EXERCISE INSTRUCTIONS: Find how many lines in the data below include the word "with", then write only that number.

WORKING DATA:
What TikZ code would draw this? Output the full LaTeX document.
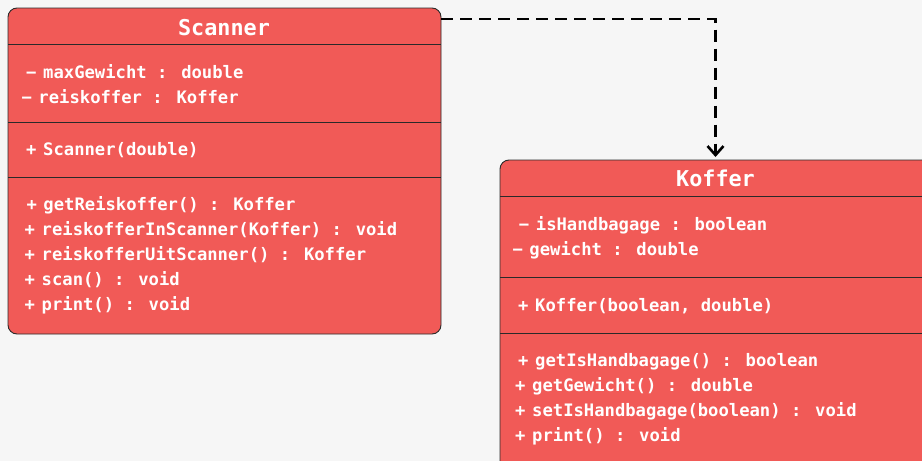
\documentclass[tikz,border=0pt]{standalone}
\usepackage{fontspec}
\newfontfamily\umlfont{DejaVu Sans Mono}
\usetikzlibrary{arrows.meta}
\definecolor{bg}{HTML}{F6F6F6}
\definecolor{boxred}{HTML}{F15A57}
\definecolor{edge}{HTML}{2A2A2A}
\newcommand{\umlpre}[1]{\llap{\makebox[17pt][l]{#1}}}
\begin{document}
\begin{tikzpicture}[x=1pt,y=-1pt,
  umlbox/.style={draw=edge, line width=0.9pt, fill=boxred, rounded corners=9pt, anchor=north west, inner sep=0pt, outer sep=0pt},
  sepline/.style={draw=edge, line width=0.9pt},
  umltitle/.style={text=white, font=\umlfont\bfseries\fontsize{21.8}{26}\selectfont, anchor=base, inner sep=0pt},
  member/.style={text=white, font=\umlfont\bfseries\fontsize{17.2}{20}\selectfont, anchor=base west, inner sep=0pt},
  dep/.style={draw=black, line width=2.6pt, dash pattern=on 12pt off 7pt, -{Straight Barb[length=9pt,width=16pt]}}]
\useasboundingbox (0,0) rectangle (922,461);
\clip (0,0) rectangle (922,461);
\fill[bg] (0,0) rectangle (922,461);
% Scanner
\node[umlbox, minimum width=433pt, minimum height=326pt] (scanner) at (8,8) {};
\draw[sepline] (scanner.west |- 0,44) -- (scanner.east |- 0,44);
\draw[sepline] (scanner.west |- 0,122) -- (scanner.east |- 0,122);
\draw[sepline] (scanner.west |- 0,177.5) -- (scanner.east |- 0,177.5);
\node[umltitle] (stitle) at (224,35) {Scanner};
\node[member] (sa1) at (43,78) {\umlpre{−}maxGewicht : double};
\node[member] (sa2) at (38.3,103) {\umlpre{−}reiskoffer : Koffer};
\node[member] (sc1) at (43,155) {\umlpre{+}Scanner(double)};
\node[member] (sm1) at (43.3,210.5) {\umlpre{+}getReiskoffer() : Koffer};
\node[member] (sm2) at (41.5,235.5) {\umlpre{+}reiskofferInScanner(Koffer) : void};
\node[member] (sm3) at (41.5,260.5) {\umlpre{+}reiskofferUitScanner() : Koffer};
\node[member] (sm4) at (41.5,285.5) {\umlpre{+}scan() : void};
\node[member] (sm5) at (41.5,310.5) {\umlpre{+}print() : void};
% Koffer
\node[umlbox, minimum width=431pt, minimum height=330pt] (koffer) at (500,160) {};
\draw[sepline] (koffer.west |- 0,196.5) -- (koffer.east |- 0,196.5);
\draw[sepline] (koffer.west |- 0,277.5) -- (koffer.east |- 0,277.5);
\draw[sepline] (koffer.west |- 0,333.5) -- (koffer.east |- 0,333.5);
\node[umltitle] (ktitle) at (715.5,186.5) {Koffer};
\node[member] (ka1) at (535.7,230) {\umlpre{−}isHandbagage : boolean};
\node[member] (ka2) at (529.3,255) {\umlpre{−}gewicht : double};
\node[member] (kc1) at (535,311.5) {\umlpre{+}Koffer(boolean, double)};
\node[member] (km1) at (535,366.5) {\umlpre{+}getIsHandbagage() : boolean};
\node[member] (km2) at (532,391.5) {\umlpre{+}getGewicht() : double};
\node[member] (km3) at (532,416.5) {\umlpre{+}setIsHandbagage(boolean) : void};
\node[member] (km4) at (532,441.5) {\umlpre{+}print() : void};
% dependency
\draw[dep] ([yshift=-11pt]scanner.north east) -| ([yshift=3pt]koffer.north);
\end{tikzpicture}
\end{document}
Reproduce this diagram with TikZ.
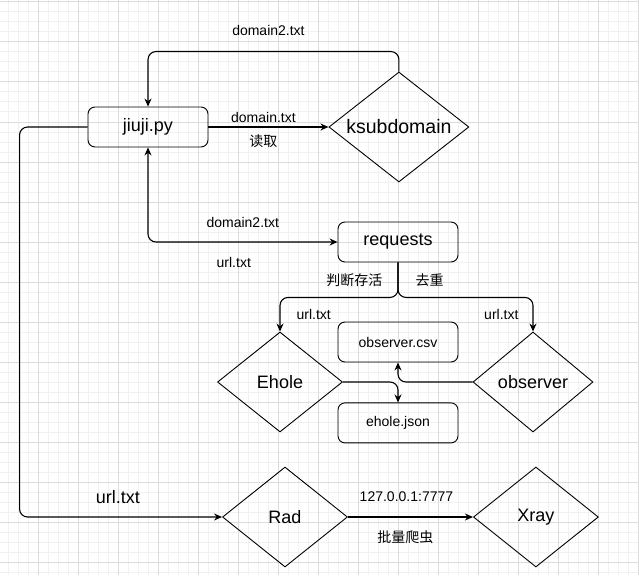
\documentclass[tikz,border=0pt]{standalone}
\usepackage{fontspec}
\setmainfont{Liberation Sans}
\newfontfamily\cjk{Noto Sans CJK SC}
\usetikzlibrary{positioning,shapes.geometric,arrows.meta}
\definecolor{gridmajor}{HTML}{DCDCDC}
\definecolor{gridminor}{HTML}{F1F1F1}

\begin{document}
\begin{tikzpicture}[
  x=1pt, y=-1pt,
  box/.style={rectangle, draw, rounded corners=7pt, line width=0.9pt,
              minimum width=120pt, minimum height=40pt, inner sep=0pt},
  tool/.style={diamond, draw, line width=0.9pt, inner sep=0pt, aspect=1.27,
               minimum width=125pt, minimum height=100pt},
  big/.style={font=\fontsize{18}{20}\selectfont},
  small/.style={font=\fontsize{14}{16}\selectfont},
  lbl/.style={small, inner sep=0pt},
  arrow/.style={-{Stealth[length=8pt,width=7pt]}, line width=1.1pt, rounded corners=8pt},
  twoway/.style={{Stealth[length=8pt,width=7pt]}-{Stealth[length=8pt,width=7pt]},
                 line width=1.1pt, rounded corners=8pt}
]
% canvas and grid
\useasboundingbox (0,0) rectangle (639,575);
\fill[white] (0,0) rectangle (639,575);
\foreach \i in {8,18,...,638} \draw[gridminor, line width=1pt] (\i,0) -- (\i,575);
\foreach \j in {2,12,...,572} \draw[gridminor, line width=1pt] (0,\j) -- (639,\j);
\foreach \i in {38,78,...,638} \draw[gridmajor, line width=1pt] (\i,0) -- (\i,575);
\foreach \j in {2,42,...,562} \draw[gridmajor, line width=1pt] (0,\j) -- (639,\j);

\node[box, big] (jiuji) at (148,127) {jiuji.py};
\node[tool, font=\fontsize{19.5}{21}\selectfont, minimum width=140pt,
      minimum height=110pt, right=120pt of jiuji] (ksub) {ksubdomain};
\node[box, big] (req) at (398,242) {requests};
\node[tool, big] (ehole) at (280,382) {Ehole};
\node[tool, big, minimum width=120pt] (obs) at (533,382) {observer};
\node[box, small] (csv) at (398,342) {observer.csv};
\node[box, small, below=40pt of csv] (json) {ehole.json};
\node[tool, big] (rad) at (285,517) {Rad};
\node[tool, big, right=125pt of rad] (xray) {Xray};

\draw[arrow] (jiuji) -- node[lbl, above=4pt, xshift=-5pt]{domain.txt}
  node[lbl, below=7pt, xshift=-5pt]{\cjk 读取} (ksub);
\draw[arrow] (ksub.north) -- ++(0,-20) -| node[lbl, pos=0.25, above=15pt, xshift=-5pt]{domain2.txt} (jiuji.north);
\draw[twoway] (jiuji.south) |- node[lbl, pos=0.75, above=14pt]{domain2.txt}
  node[lbl, pos=0.75, below=15pt, xshift=-9pt]{url.txt} (req.west);

\draw[arrow] (req.south) -- node[lbl, left=15pt]{\cjk 判断存活}
  node[lbl, right=17pt]{\cjk 去重} ++(0,35) -| node[lbl, pos=0.75, right=16pt]{url.txt} (ehole.north);
\draw[arrow] (req.south) -- ++(0,35) -| node[lbl, pos=0.75, left=14pt]{url.txt} (obs.north);

\draw[arrow] (ehole.east) -| (json.north);
\draw[arrow] (obs.west) -| (csv.south);

\draw[arrow] (jiuji.west) -- ++(-68,0) |- node[lbl, big, pos=0.75, above=13pt, xshift=-3pt]{url.txt} (rad.west);
\draw[arrow] (rad) -- node[lbl, above=15pt, xshift=-4pt]{127.0.0.1:7777}
  node[lbl, below=13pt, xshift=-5pt]{\cjk 批量爬虫} (xray);
\end{tikzpicture}
\end{document}
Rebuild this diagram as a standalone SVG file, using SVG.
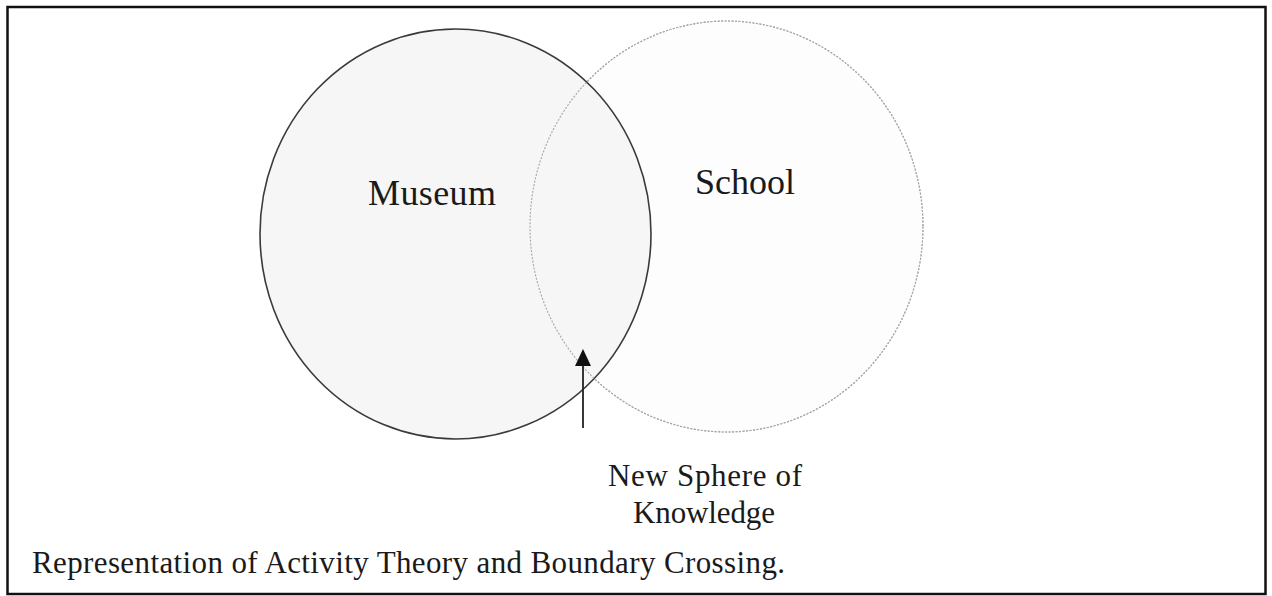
<svg xmlns="http://www.w3.org/2000/svg" width="1272" height="596" viewBox="0 0 1272 596">
  <style>
    .label { font-family: "Liberation Serif", "Times New Roman", serif; fill: #1a1a1a; }
    .big { font-size: 36px; }
    .mid { font-size: 31px; }
    .school-edge { fill: none; stroke: #a8a8a8; stroke-width: 1.1; stroke-dasharray: 2 1.5; }
  </style>

  <!-- page background and frame -->
  <rect x="0" y="0" width="1272" height="596" fill="#ffffff"/>
  <rect x="7.5" y="7" width="1258" height="587" fill="none" stroke="#111111" stroke-width="2.5"/>

  <!-- School sphere (faint dotted outline) -->
  <g id="school">
    <ellipse cx="726.5" cy="226.5" rx="196.5" ry="205.5" fill="#fdfdfd" class="school-edge" style="fill:#fdfdfd"/>
    <text class="label big" x="695" y="194" textLength="100">School</text>
  </g>

  <!-- Museum sphere -->
  <g id="museum">
    <ellipse cx="455.5" cy="234" rx="195.5" ry="205" fill="#f5f5f5" fill-opacity="0.9" stroke="#3a3a3a" stroke-width="1.6"/>
    <text class="label big" x="368" y="205" textLength="128">Museum</text>
  </g>

  <!-- dotted School outline repeated on top so it shows inside the overlap -->
  <ellipse cx="726.5" cy="226.5" rx="196.5" ry="205.5" class="school-edge"/>

  <!-- pointer to the overlap -->
  <g id="connectors">
    <line x1="583" y1="428" x2="583" y2="362" stroke="#222222" stroke-width="1.8"/>
    <polygon points="583,349 575,366 591,366" fill="#111111"/>
  </g>

  <g id="new-sphere">
    <text class="label mid" x="608" y="486" textLength="194">New Sphere of</text>
    <text class="label mid" x="633" y="523" textLength="142">Knowledge</text>
  </g>

  <g id="caption">
    <text class="label mid" x="32" y="573" textLength="753">Representation of Activity Theory and Boundary Crossing.</text>
  </g>
</svg>
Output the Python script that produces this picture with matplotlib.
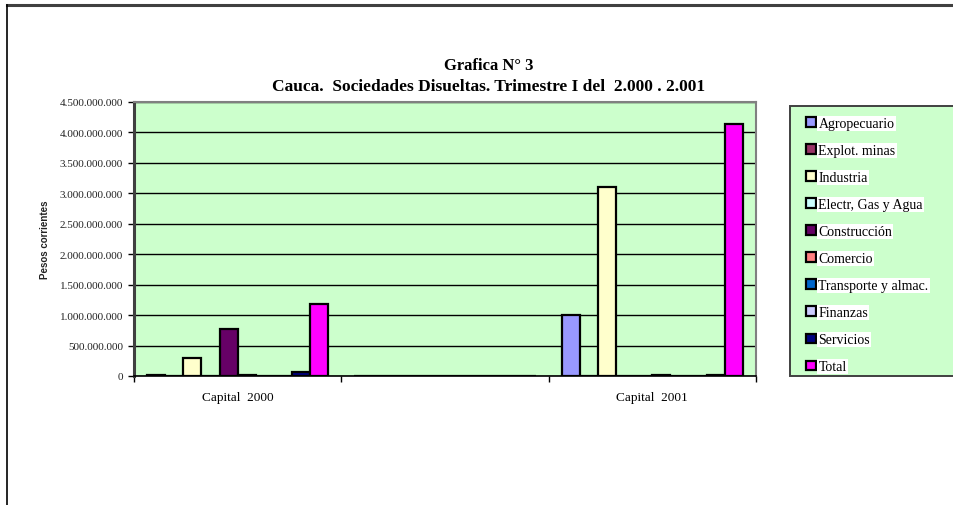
import matplotlib
matplotlib.use("Agg")
import matplotlib.pyplot as plt
import numpy as np
from matplotlib.patches import Rectangle
from matplotlib.lines import Line2D
from matplotlib.ticker import FuncFormatter, MultipleLocator

categories = ["Capital  2000", "", "Capital  2001"]
series_names = ["Agropecuario", "Explot. minas", "Industria", "Electr, Gas y Agua",
                "Construcción", "Comercio", "Transporte y almac.", "Finanzas",
                "Servicios", "Total"]
agropecuario = [15e6, 0, 1.00e9]
explot_minas = [0, 0, 0]
industria = [3.0e8, 0, 3.10e9]
electr = [0, 0, 0]
construccion = [7.7e8, 0, 0]
comercio = [1.5e7, 0, 1.5e7]
transporte = [0, 0, 0]
finanzas = [0, 0, 0]
servicios = [6.0e7, 0, 1.8e7]
total = [1.19e9, 0, 4.14e9]
values = [agropecuario, explot_minas, industria, electr, construccion,
          comercio, transporte, finanzas, servicios, total]
colors = ["#9999FF", "#993366", "#FFFFCC", "#CCFFFF", "#660066",
          "#FF8080", "#0066CC", "#CCCCFF", "#000080", "#FF00FF"]

W, H = 954, 506
fig = plt.figure(figsize=(W / 100, H / 100), dpi=100)
fig.patch.set_facecolor("white")

# outer frame lines
fig.add_artist(Line2D([7 / W, 1], [1 - 6 / H, 1 - 6 / H], color="#404040", lw=2.2,
                      transform=fig.transFigure))
fig.add_artist(Line2D([7 / W, 7 / W], [0, 1 - 6 / H], color="black", lw=1.2,
                      transform=fig.transFigure))

ax = fig.add_axes([134 / W, 1 - 377 / H, (756 - 134) / W, (377 - 103) / H])
ax.set_facecolor("#CCFFCC")

n = len(series_names)
bw = 0.875 / n
x = np.arange(len(categories))
handles = []
for i, (name, vals, c) in enumerate(zip(series_names, values, colors)):
    b = ax.bar(x + (i - (n - 1) / 2) * bw, vals, width=bw, color=c,
               edgecolor="black", linewidth=1.6, label=name, zorder=3)
    handles.append(b)

ax.set_xlim(-0.5, len(categories) - 0.5)
ax.set_ylim(0, 4.5e9)
ax.yaxis.set_major_locator(MultipleLocator(5e8))
ax.yaxis.set_major_formatter(FuncFormatter(lambda v, p: f"{int(round(v)):,}".replace(",", ".")))
ax.grid(axis="y", color="black", linewidth=1.0, zorder=1)
ax.set_axisbelow(True)

ax.set_xticks(np.arange(len(categories) + 1) - 0.5)
ax.set_xticklabels([])
ax.set_xticks(x, minor=True)
ax.set_xticklabels(categories, minor=True, fontfamily="Liberation Serif", fontsize=9.5)
ax.tick_params(axis="x", which="minor", length=0, pad=11)
ax.tick_params(axis="x", which="major", length=4.5, width=1, color="black", direction="out")
ax.tick_params(axis="y", length=4.5, width=1, color="black", direction="out",
               labelsize=8, pad=3.5)
for t in ax.get_yticklabels():
    t.set_fontfamily("Liberation Serif")
    t.set_color("#222222")

ax.spines["left"].set_color("#404040")
ax.spines["left"].set_linewidth(2.2)
ax.spines["bottom"].set_color("black")
ax.spines["bottom"].set_linewidth(1.2)
ax.spines["top"].set_color("#808080")
ax.spines["top"].set_linewidth(1.5)
ax.spines["right"].set_color("#808080")
ax.spines["right"].set_linewidth(1.5)

ax.set_ylabel("Pesos corrientes", fontfamily="Liberation Sans", fontweight="bold",
              fontsize=7, color="#222222")
ax.yaxis.set_label_coords(-84 / (756 - 134), 0.5)

# titles
fig.text(489 / W, 1 - 66 / H, "Grafica N° 3", ha="center", va="center",
         fontfamily="Liberation Serif", fontweight="bold", fontsize=12)
fig.text(489 / W, 1 - 87 / H,
         "Cauca.  Sociedades Disueltas. Trimestre I del  2.000 . 2.001",
         ha="center", va="center", fontfamily="Liberation Serif",
         fontweight="bold", fontsize=12.5)

# legend background box (extends past right edge)
fig.add_artist(Rectangle((790 / W, 1 - 377 / H), 0.5, (377 - 107) / H,
                         facecolor="#CCFFCC", edgecolor="#404040", lw=1.4,
                         transform=fig.transFigure, zorder=0))
leg = fig.legend(handles=handles, labels=series_names, loc="upper left",
                 bbox_to_anchor=(806 / W, 1 - 118 / H), frameon=False,
                 prop={"family": "Liberation Serif", "size": 10},
                 handlelength=0.7, handleheight=0.7, handletextpad=0.2,
                 labelspacing=1.01, borderaxespad=0, borderpad=0)
for t in leg.get_texts():
    t.set_bbox(dict(facecolor="white", edgecolor="none", pad=0.8))

fig.savefig("out.png", dpi=100)
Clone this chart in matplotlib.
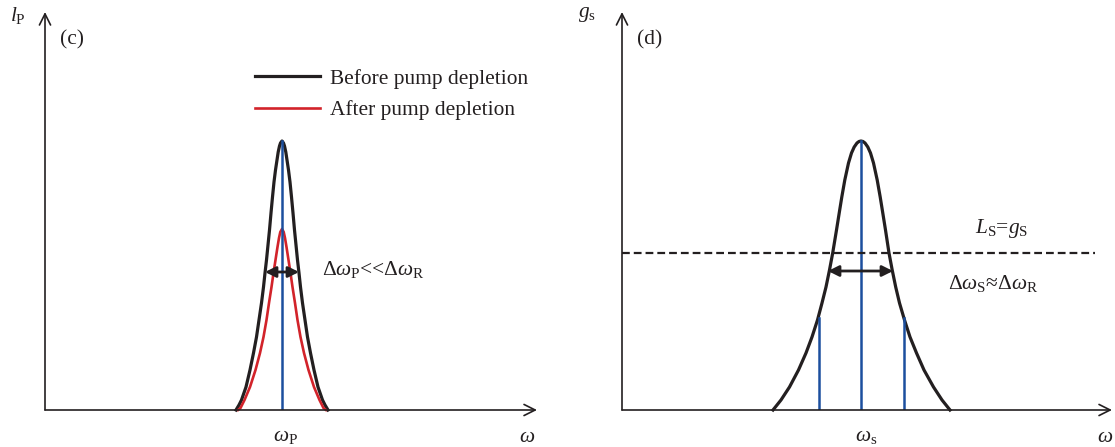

WRITTEN SOLUTION: 2